**TASK INSTRUCTIONS**
Go through the entries below and pick out every line with "that".

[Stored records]
——
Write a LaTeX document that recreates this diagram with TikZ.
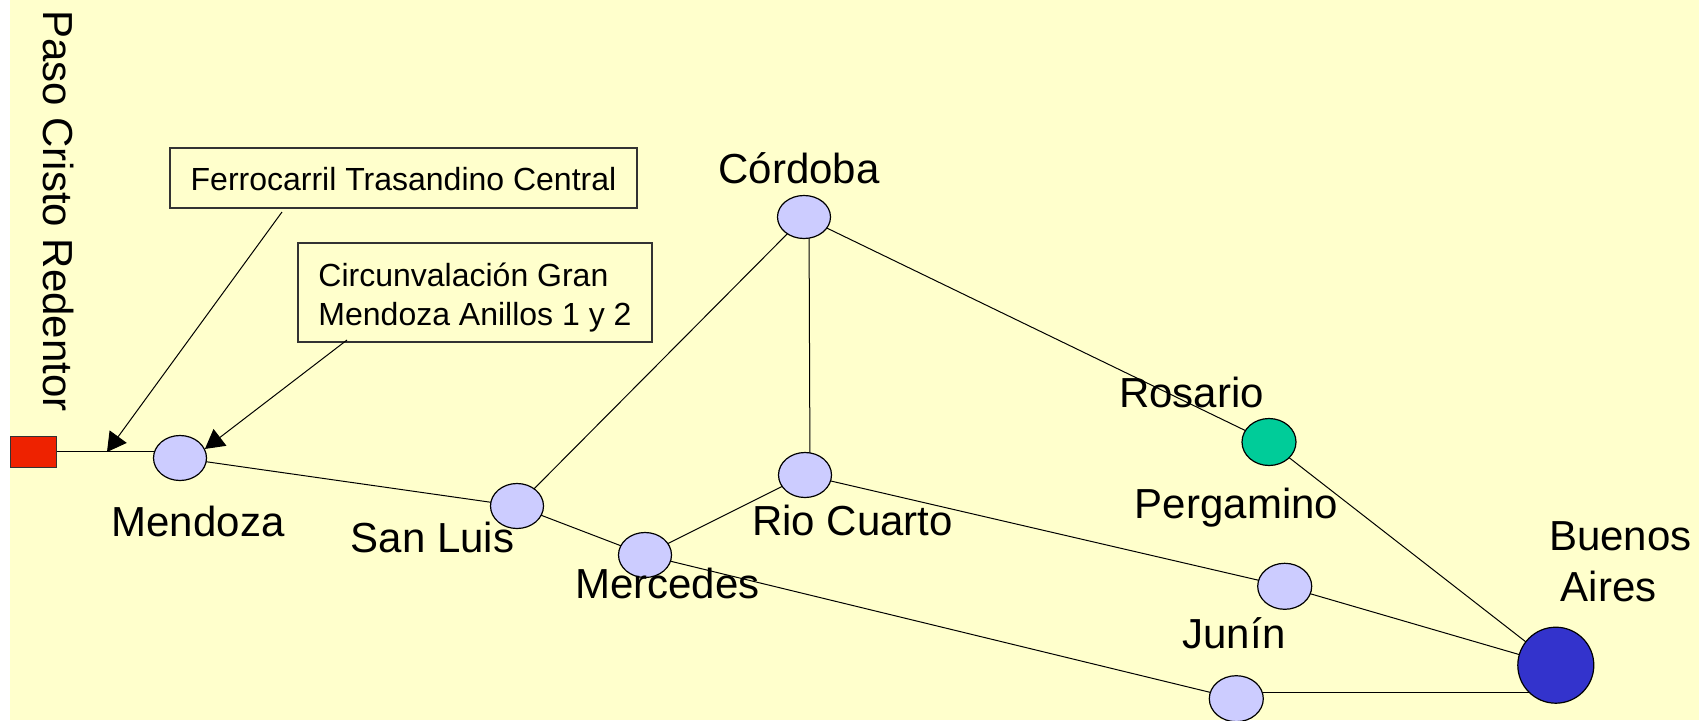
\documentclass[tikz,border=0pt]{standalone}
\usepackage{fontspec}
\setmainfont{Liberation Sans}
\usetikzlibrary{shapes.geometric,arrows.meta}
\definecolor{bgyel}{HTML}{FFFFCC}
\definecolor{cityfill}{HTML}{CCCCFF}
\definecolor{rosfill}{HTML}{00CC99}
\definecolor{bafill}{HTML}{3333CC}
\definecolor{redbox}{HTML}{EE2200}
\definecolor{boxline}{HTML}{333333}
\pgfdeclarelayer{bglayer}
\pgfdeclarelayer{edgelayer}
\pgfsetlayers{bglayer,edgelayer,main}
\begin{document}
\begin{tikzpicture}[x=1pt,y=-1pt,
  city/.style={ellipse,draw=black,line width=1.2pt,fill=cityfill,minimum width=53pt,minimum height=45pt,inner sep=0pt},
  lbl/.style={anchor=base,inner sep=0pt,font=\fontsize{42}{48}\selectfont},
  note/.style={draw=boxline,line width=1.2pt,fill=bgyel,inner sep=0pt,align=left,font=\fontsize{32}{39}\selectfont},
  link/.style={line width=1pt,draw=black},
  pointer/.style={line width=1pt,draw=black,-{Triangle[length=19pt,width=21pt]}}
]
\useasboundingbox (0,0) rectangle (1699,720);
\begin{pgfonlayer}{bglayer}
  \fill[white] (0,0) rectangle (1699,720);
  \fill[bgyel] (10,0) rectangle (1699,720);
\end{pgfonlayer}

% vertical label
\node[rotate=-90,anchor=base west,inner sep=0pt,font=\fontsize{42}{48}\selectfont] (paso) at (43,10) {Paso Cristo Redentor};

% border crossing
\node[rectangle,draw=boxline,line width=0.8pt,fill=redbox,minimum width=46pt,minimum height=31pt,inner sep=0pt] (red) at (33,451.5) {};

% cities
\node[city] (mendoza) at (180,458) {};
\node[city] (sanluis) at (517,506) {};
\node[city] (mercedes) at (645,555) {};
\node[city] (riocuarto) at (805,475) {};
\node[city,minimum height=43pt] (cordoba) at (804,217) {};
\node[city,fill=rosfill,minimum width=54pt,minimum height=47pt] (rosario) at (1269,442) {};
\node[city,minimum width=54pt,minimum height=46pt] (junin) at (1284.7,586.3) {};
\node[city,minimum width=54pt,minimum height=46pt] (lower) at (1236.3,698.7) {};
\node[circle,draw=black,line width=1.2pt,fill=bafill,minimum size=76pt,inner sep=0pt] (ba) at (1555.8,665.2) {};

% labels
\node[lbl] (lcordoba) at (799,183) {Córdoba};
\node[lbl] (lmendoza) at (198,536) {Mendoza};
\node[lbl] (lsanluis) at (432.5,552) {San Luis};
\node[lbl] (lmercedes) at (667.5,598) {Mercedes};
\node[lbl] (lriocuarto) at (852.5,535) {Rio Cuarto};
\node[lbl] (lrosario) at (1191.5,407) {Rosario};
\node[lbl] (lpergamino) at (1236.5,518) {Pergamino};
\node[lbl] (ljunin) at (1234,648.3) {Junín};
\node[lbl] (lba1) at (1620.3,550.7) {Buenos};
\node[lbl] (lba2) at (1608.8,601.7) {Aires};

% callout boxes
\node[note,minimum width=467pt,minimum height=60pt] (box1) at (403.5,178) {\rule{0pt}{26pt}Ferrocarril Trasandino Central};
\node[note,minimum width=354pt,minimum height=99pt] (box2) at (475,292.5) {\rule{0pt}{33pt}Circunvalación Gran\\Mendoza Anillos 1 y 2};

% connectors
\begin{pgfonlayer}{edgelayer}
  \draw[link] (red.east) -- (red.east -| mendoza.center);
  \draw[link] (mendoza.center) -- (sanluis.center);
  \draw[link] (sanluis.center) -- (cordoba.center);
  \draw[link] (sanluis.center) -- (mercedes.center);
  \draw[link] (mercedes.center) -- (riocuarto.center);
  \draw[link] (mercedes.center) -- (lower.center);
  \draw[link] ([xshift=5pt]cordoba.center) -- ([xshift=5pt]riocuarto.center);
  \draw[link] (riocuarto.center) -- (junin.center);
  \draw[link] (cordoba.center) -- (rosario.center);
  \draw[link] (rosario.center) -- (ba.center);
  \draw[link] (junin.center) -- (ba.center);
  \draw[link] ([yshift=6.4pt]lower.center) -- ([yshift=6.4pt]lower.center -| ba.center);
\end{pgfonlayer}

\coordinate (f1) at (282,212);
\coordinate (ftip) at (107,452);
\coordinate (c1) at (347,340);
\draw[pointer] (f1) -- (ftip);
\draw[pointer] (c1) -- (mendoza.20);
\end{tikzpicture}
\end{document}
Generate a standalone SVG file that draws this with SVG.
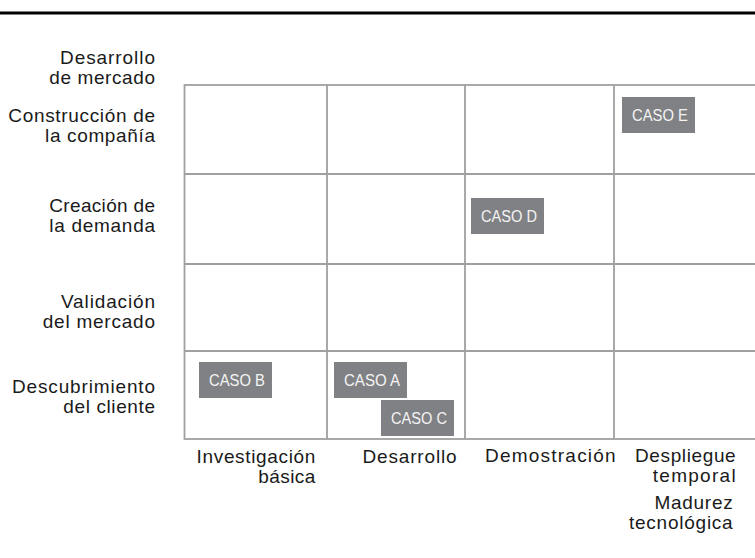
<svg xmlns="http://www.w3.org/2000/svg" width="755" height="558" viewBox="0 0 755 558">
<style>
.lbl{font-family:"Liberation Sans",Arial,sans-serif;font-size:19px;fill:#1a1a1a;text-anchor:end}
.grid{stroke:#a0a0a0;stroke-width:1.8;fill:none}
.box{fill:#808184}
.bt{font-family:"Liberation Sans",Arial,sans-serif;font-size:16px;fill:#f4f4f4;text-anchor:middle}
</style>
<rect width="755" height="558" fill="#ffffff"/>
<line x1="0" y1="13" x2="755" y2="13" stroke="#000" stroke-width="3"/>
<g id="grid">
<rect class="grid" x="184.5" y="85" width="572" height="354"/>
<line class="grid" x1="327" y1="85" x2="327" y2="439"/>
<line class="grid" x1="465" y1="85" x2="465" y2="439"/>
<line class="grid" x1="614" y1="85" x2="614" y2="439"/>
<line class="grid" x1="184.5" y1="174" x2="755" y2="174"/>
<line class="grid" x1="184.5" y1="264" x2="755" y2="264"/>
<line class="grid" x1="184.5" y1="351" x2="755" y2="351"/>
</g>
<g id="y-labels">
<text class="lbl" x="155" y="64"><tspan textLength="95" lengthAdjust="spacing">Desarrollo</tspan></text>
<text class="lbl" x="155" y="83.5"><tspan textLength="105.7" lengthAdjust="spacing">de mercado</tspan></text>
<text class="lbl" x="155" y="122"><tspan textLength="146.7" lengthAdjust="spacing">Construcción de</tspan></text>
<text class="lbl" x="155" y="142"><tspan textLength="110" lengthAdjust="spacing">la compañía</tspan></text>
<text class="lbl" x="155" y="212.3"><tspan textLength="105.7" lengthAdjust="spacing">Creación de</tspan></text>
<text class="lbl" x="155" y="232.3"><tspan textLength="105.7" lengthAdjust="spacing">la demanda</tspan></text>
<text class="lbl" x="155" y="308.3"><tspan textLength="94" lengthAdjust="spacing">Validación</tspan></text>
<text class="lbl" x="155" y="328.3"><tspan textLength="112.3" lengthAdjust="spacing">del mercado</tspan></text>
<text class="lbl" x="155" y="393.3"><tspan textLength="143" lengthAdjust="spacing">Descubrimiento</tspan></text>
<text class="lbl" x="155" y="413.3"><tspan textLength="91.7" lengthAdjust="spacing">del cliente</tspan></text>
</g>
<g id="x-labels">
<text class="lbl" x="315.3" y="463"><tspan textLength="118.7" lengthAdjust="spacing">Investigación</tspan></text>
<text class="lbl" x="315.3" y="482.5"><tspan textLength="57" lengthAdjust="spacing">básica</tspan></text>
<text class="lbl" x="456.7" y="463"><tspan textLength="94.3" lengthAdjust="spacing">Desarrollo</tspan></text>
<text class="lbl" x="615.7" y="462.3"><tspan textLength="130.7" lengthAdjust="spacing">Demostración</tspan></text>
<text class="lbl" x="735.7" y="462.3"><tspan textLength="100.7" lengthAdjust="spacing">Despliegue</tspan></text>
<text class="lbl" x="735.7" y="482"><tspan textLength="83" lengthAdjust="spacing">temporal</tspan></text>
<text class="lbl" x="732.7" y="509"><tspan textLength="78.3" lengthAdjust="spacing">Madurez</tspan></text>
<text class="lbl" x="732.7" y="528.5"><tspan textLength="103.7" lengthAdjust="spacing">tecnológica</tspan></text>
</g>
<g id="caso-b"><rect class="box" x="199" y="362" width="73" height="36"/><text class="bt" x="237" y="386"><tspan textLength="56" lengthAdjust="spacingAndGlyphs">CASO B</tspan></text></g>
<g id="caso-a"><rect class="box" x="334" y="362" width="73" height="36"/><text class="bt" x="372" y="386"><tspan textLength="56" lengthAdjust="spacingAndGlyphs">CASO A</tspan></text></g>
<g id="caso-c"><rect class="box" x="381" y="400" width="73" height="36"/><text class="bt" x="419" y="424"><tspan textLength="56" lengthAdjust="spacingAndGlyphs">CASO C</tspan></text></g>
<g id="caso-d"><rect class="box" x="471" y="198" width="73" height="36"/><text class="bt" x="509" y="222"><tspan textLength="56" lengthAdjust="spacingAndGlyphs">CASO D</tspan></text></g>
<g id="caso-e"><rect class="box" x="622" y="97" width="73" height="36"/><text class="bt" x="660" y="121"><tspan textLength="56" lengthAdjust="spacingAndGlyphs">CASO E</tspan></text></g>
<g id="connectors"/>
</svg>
——
**RESPONSE TO THIS EXERCISE**
Write a LaTeX document that recreates this diagram with TikZ.
Generate a standalone SVG file that draws this with SVG.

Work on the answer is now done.